If software becomes a living system — always evolving, adapting at multiple timescales, responding to stimulus rather than waiting for tickets — then traditional observability (logs, metrics, dashboards) is like trying to understand a forest by counting individual leaves. You need a different vital sign. Ambiguity is the metric that tells you where the system doesn’t know what to grow into.

Why Ambiguity, Not Progress

In a linear process, you measure progress: how many tasks done, how many bugs fixed. In an organic process, progress isn’t the right concept. Ambiguity is the vital sign. It tells you where the system has clarity and where it doesn’t. Think of it like a weather map — not “is it raining” but “where are pressure systems forming.”

Observability should mean more than control. Instead of harnesses that prevent agents from doing unexpected things, you want visibility into what they’re actually doing so you can steer rather than constrain.

Three Layers of Ambiguity

Intent ambiguity — the system doesn’t fully understand what it should become. “Make it fast” — fast for whom? Under what conditions? This is like a blurry zone on the mind map where the goals haven’t crystallised. You can actually measure this: how many conflicting interpretations does the system hold for a given intent? If the answer is one, it’s resolved. If it’s fifteen, that’s a hot zone.

Structural ambiguity — the system hasn’t decided how to organise itself yet. Multiple architectural patterns are competing. This is healthy early on, dangerous if it persists. You measure it by looking at how many candidate structures are still alive and how much they diverge from each other.

Behavioural ambiguity — given the same input, the system could do several different things and doesn’t have a strong reason to prefer one. This is where bugs live in traditional software. In an organic system, it’s where evolution is still happening.

Visualising the Living Topology

Forget dashboards with green/yellow/red. Think of something more like a living topology. A map where:

  • Dense, stable regions are where the system has high confidence. Intent is clear, implementation has converged, behaviour is consistent. These areas are “solid” — like bone or wood.
  • Fuzzy, active regions are where ambiguity is high. Multiple possibilities are still competing. These are the growing tips — like the meristem of a plant. They’re not problems. They’re where evolution is happening.
  • Connections between regions show dependencies and influence. Not a call graph or service map — more like how changing intent in one area creates pressure in another. If you say “make auth faster,” that ripples outward. The mind map shows those ripples.
  • Temperature — how much change is happening in each region right now. A hot zone with high ambiguity is actively evolving. A hot zone with low ambiguity is something breaking. A cool zone with high ambiguity is stagnation — the system has an unresolved question it’s not working on.

Two Axes

Two axes matter: ambiguity (low vs. high) and activity (low vs. high).

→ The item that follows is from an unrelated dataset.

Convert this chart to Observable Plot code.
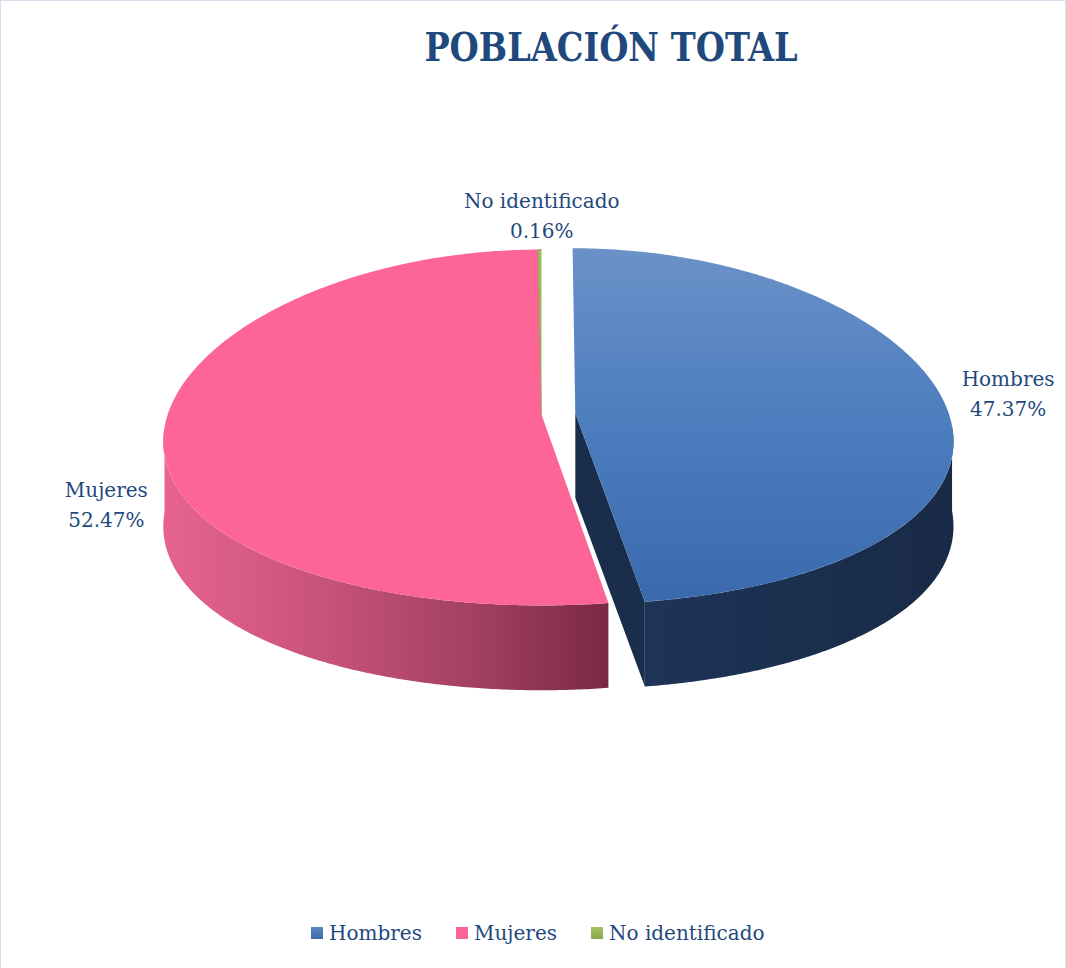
<!DOCTYPE html>
<html>
<head>
<meta charset="utf-8">
<script src="https://cdn.jsdelivr.net/npm/d3@7"></script>
<script src="https://cdn.jsdelivr.net/npm/@observablehq/plot@0.6"></script>
<style>
  html, body { margin: 0; padding: 0; background: #ffffff; }
  #page { position: relative; width: 1066px; height: 968px; overflow: hidden; font-family: "DejaVu Serif", serif; background: #fff; }
  #frame { position: absolute; left: 0; top: 0; width: 1064px; height: 980px; border: 1px solid #d5e0ec; pointer-events: none; }
  #title { position: absolute; left: 311px; top: 28px; width: 600px; text-align: center; font-family: "DejaVu Serif", serif; font-weight: bold; font-size: 39px; line-height: 39px; color: #1f497d; transform: scaleX(0.86); transform-origin: 50% 50%; white-space: nowrap; }
  #chart { position: absolute; left: 0; top: 100px; }
  #legend { position: absolute; left: 311px; top: 923px; height: 20px; display: flex; align-items: center; font-family: "DejaVu Serif", serif; font-size: 20px; line-height: 20px; color: #1f497d; white-space: nowrap; }
  .item { display: flex; align-items: center; margin-right: 34px; }
  .sw { width: 12px; height: 12px; margin-right: 6px; }
</style>
</head>
<body>
<div id="page">
  <div id="title">POBLACIÓN TOTAL</div>
  <div id="chart"></div>
  <div id="legend"></div>
  <div id="frame"></div>
</div>
<script>
// ---- data ----
const categories = ["Hombres", "Mujeres", "No identificado"];
const values = [47.37, 52.47, 0.16];
const labels = ["47.37%", "52.47%", "0.16%"];
const explode = [0.09, 0, 0];

// ---- styles ----
const palette = {
  Hombres: { top: "url(#gBlueTop)", side: "url(#gBlueSide)", cut: "#1a2d4b", legend: "linear-gradient(#5b87c3,#3a6aad)" },
  Mujeres: { top: "#fc6596", side: "url(#gPinkSide)", cut: "#7a2845", legend: "#fc6596" },
  "No identificado": { top: "#9bbb59", side: "#76923c", cut: "#76923c", legend: "linear-gradient(#a6c367,#88a848)" }
};
const textColor = "#1f497d";

// ---- geometry (layout) ----
const W = 1066, H = 780;
const U = 377;            // pixels per unit radius
const CX = 541, CY = 327; // pie center in svg pixels
const RY = 0.472;         // vertical squash of the ellipse
const DEPTH = 0.225;      // thickness
const APEX = 0.0345;      // apex lift (perspective)
const PERSP = 0.08;       // horizontal perspective (front wider)

const rows = categories.map((c, i) => ({ category: c, value: values[i], label: labels[i], explode: explode[i] }));
const arcs = d3.pie().sort(null).value(d => d.value).startAngle(0).endAngle(2 * Math.PI)(rows);

// project a 3D point (east, north, z) to plot units
function proj(e, n, z) { return { x: e * (1 - PERSP * n), y: RY * n + z }; }
function rim(a, oe, on, z) { return proj(oe + Math.sin(a), on + Math.cos(a), z); }
function arcPts(a0, a1, oe, on, z) {
  const n = Math.max(2, Math.ceil(Math.abs(a1 - a0) / (Math.PI / 360)));
  return d3.range(n + 1).map(i => rim(a0 + (a1 - a0) * i / n, oe, on, z));
}

const sideFaces = [], topFaces = [], anchors = [];
for (const a of arcs) {
  const d = a.data;
  const mid = (a.startAngle + a.endAngle) / 2;
  const oe = d.explode * Math.sin(mid);
  const on = d.explode * Math.cos(mid);
  const apexTop = proj(oe, on, APEX);
  const apexBot = proj(oe, on, APEX - DEPTH);
  const st = palette[d.category];
  // cut faces (only visible for exploded slices)
  if (d.explode > 0) {
    if (Math.sin(a.endAngle) > 0.01) {
      sideFaces.push({ pts: [apexTop, rim(a.endAngle, oe, on, 0), rim(a.endAngle, oe, on, -DEPTH), apexBot], fill: st.cut });
    }
    if (Math.sin(a.startAngle) < -0.01) {
      sideFaces.push({ pts: [apexTop, rim(a.startAngle, oe, on, 0), rim(a.startAngle, oe, on, -DEPTH), apexBot], fill: st.cut });
    }
  }
  // outer wall (front half only)
  const s0 = Math.max(a.startAngle, Math.PI / 2), s1 = Math.min(a.endAngle, 3 * Math.PI / 2);
  if (s1 > s0) {
    sideFaces.push({ pts: arcPts(s0, s1, oe, on, 0).concat(arcPts(s1, s0, oe, on, -DEPTH)), fill: st.side });
  }
  // top face
  topFaces.push({ pts: [apexTop].concat(arcPts(a.startAngle, a.endAngle, oe, on, 0)), fill: st.top, cat: d.category });
  anchors.push({ ...rim(mid, oe, on, 0), text: `${d.category}\n${d.label}`, category: d.category });
}

// label offsets from the rim point (pixels)
const nudge = { "Hombres": [60, -20], "Mujeres": [-57, 59], "No identificado": [2, -36] };

const faceMarks = sideFaces.concat(topFaces).map(f =>
  Plot.line(f.pts, { x: "x", y: "y", fill: f.fill, stroke: f.cat === "No identificado" ? "#7f9c43" : "none", strokeWidth: 0.6, curve: "linear" })
);

const textMarks = anchors.map(an =>
  Plot.text([an], { x: "x", y: "y", text: "text", dx: nudge[an.category][0], dy: nudge[an.category][1],
    fontSize: 20, fontFamily: "DejaVu Serif", fill: textColor, lineHeight: 1.5, textAnchor: "middle" })
);

const svg = Plot.plot({
  width: W, height: H,
  marginTop: 0, marginRight: 0, marginBottom: 0, marginLeft: 0,
  x: { domain: [-CX / U, (W - CX) / U], axis: null },
  y: { domain: [(CY - H) / U, CY / U], axis: null },
  style: { background: "transparent", overflow: "visible" },
  marks: [...faceMarks, ...textMarks]
});

// gradients
const defs = d3.select(svg).insert("defs", ":first-child");
function grad(id, horizontal, stops) {
  const g = defs.append("linearGradient").attr("id", id)
    .attr("x1", 0).attr("y1", 0).attr("x2", horizontal ? 1 : 0).attr("y2", horizontal ? 0 : 1);
  stops.forEach(([o, c]) => g.append("stop").attr("offset", o).attr("stop-color", c));
}
grad("gBlueTop", false, [[0, "#6b91c8"], [0.5, "#4c7dbe"], [1, "#3a6aad"]]);
grad("gBlueSide", true, [[0, "#1e3457"], [1, "#182a46"]]);
grad("gPinkSide", true, [[0, "#e6648f"], [0.35, "#c9537b"], [0.7, "#a24063"], [1, "#7a2845"]]);

document.getElementById("chart").appendChild(svg);

// legend
const legend = d3.select("#legend");
categories.forEach(c => {
  const it = legend.append("div").attr("class", "item");
  it.append("div").attr("class", "sw").style("background", palette[c].legend);
  it.append("span").text(c);
});
</script>
</body>
</html>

  • Low ambiguity, high activity — the system is stable and optimising. Fine-tuning what it already understands.
  • High ambiguity, high activity — healthy chaos. The system is actively evolving through competing possibilities.
  • Low ambiguity, low activity — simply stable. Nothing to worry about.
  • High ambiguity, low activity — the dangerous quadrant. An unresolved question no one’s asking. In a human org, that’s the architectural debt everyone pretends isn’t there.

Measuring Ambiguity

How to actually measure ambiguity quantitatively:

  • Interpretation divergence — give the same intent to multiple generation paths and measure how different the outputs are.
  • Decision entropy — how evenly distributed are the options at each choice point.
  • Stability over time — how much does a region’s behaviour change between cycles.
  • Conflict density — how many constraints in a region are in tension with each other.

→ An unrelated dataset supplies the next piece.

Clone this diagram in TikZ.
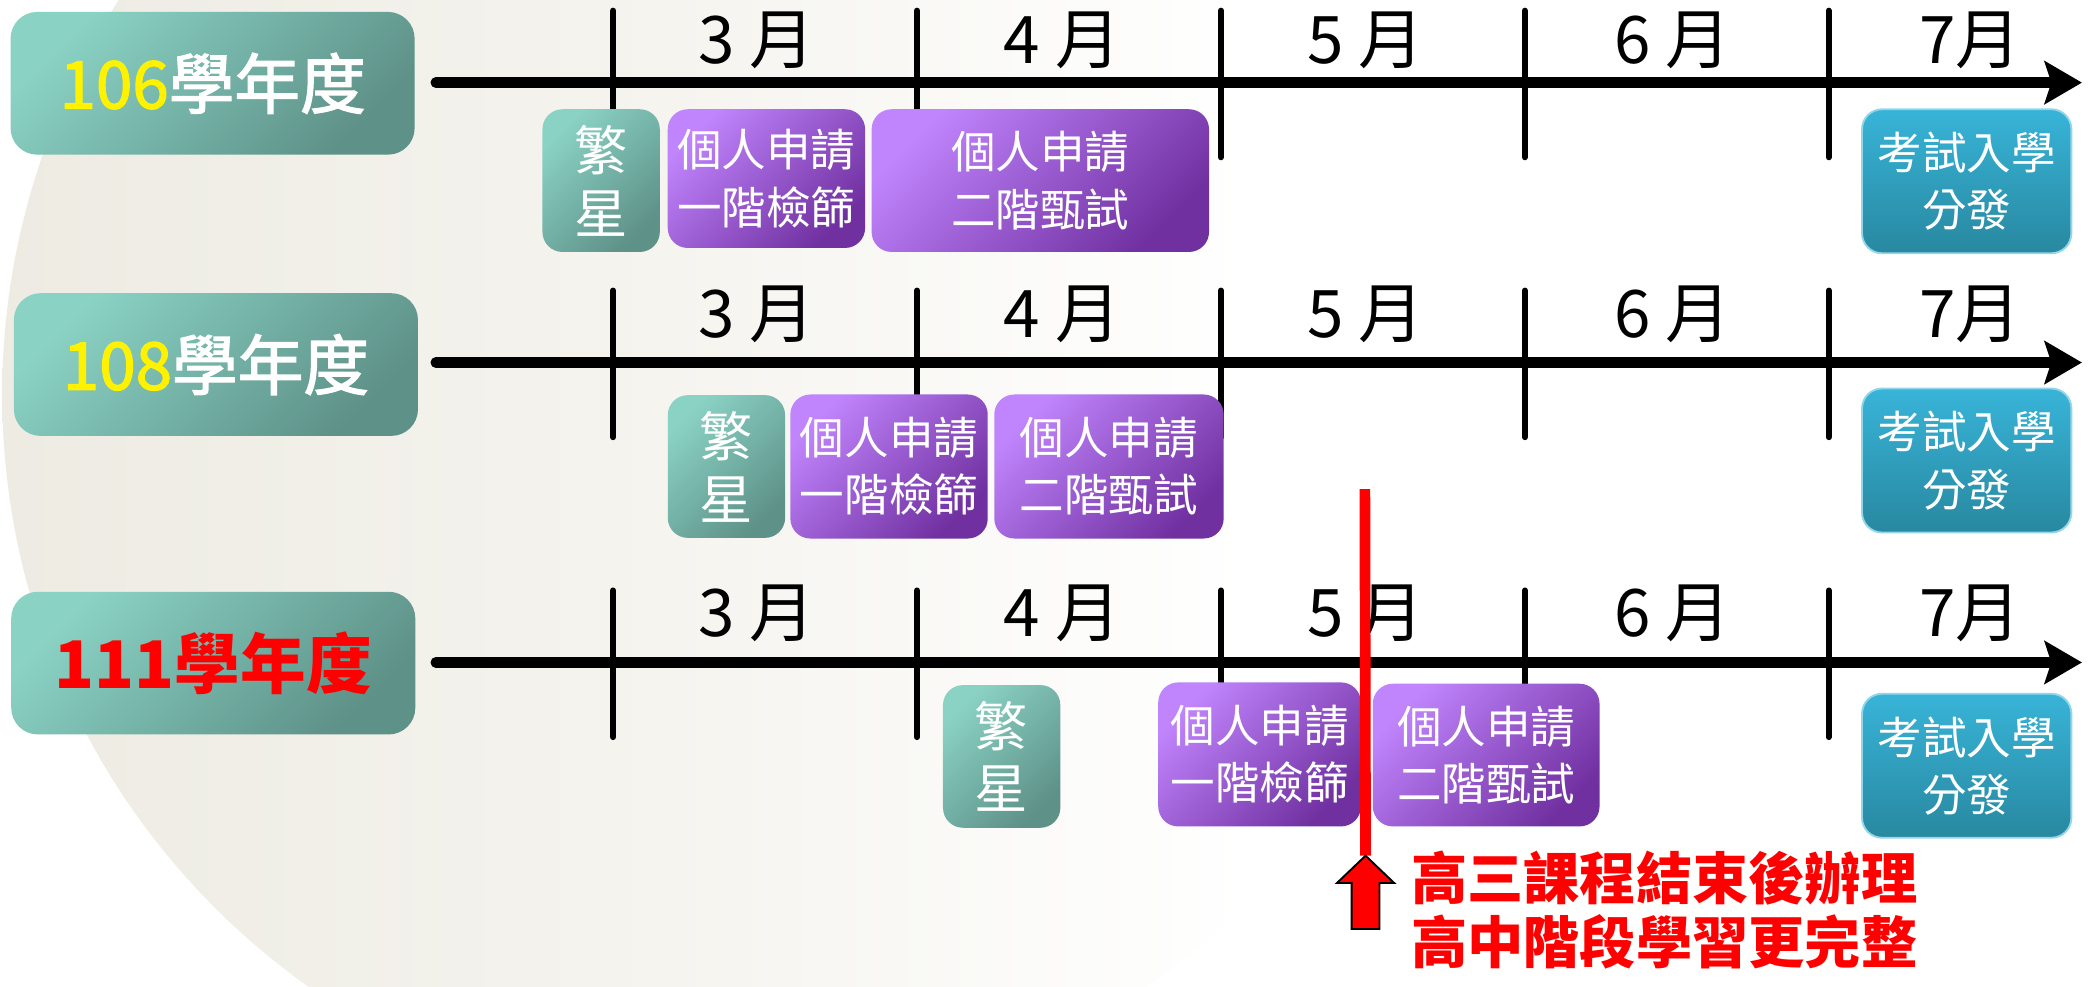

These metrics overlap — they’re all facets of the same underlying signal.

The human’s job in front of this mind map isn’t “fix all the red dots.” It’s more like reading weather patterns — “there’s a pressure system building here, let’s see what it becomes” or “this region has been foggy too long, let’s inject clarity.”

Ambiguity Is Not a Bug

The philosophical shift is that ambiguity isn’t a bug to eliminate. It’s information about where the system is still becoming. A system with zero ambiguity everywhere is dead — it’s stopped evolving. A system with ambiguity everywhere is chaos. The art is reading the map and knowing which ambiguities to resolve and which to let cook.

In practice, this notion of ambiguity maps to a whole surface of concrete signals in a working framework. Gaps are the most obvious: consequence gaps (something should have happened and didn’t), invariant gaps (a truth that should hold but doesn’t), temporal gaps (a deadline passed without action).

But there’s more. The must/should/could priority system is the framework’s version of knowing which ambiguities to resolve now and which to let cook. Agent spawn rates, conflict frequency, and circuit breaker activations are the activity axis — how much change is happening, and where. Canary divergence (predicted vs. actual behaviour during rollout) is interpretation divergence made measurable. Budget pressure under constraint is triage: with limited resources, which ambiguities matter most?

Ambiguity in the organic sense is the felt quality of all these signals together. A framework that makes intent computable can turn that felt quality into a mechanical detection loop: declare what should be true, observe what is true, and the distance between them is work.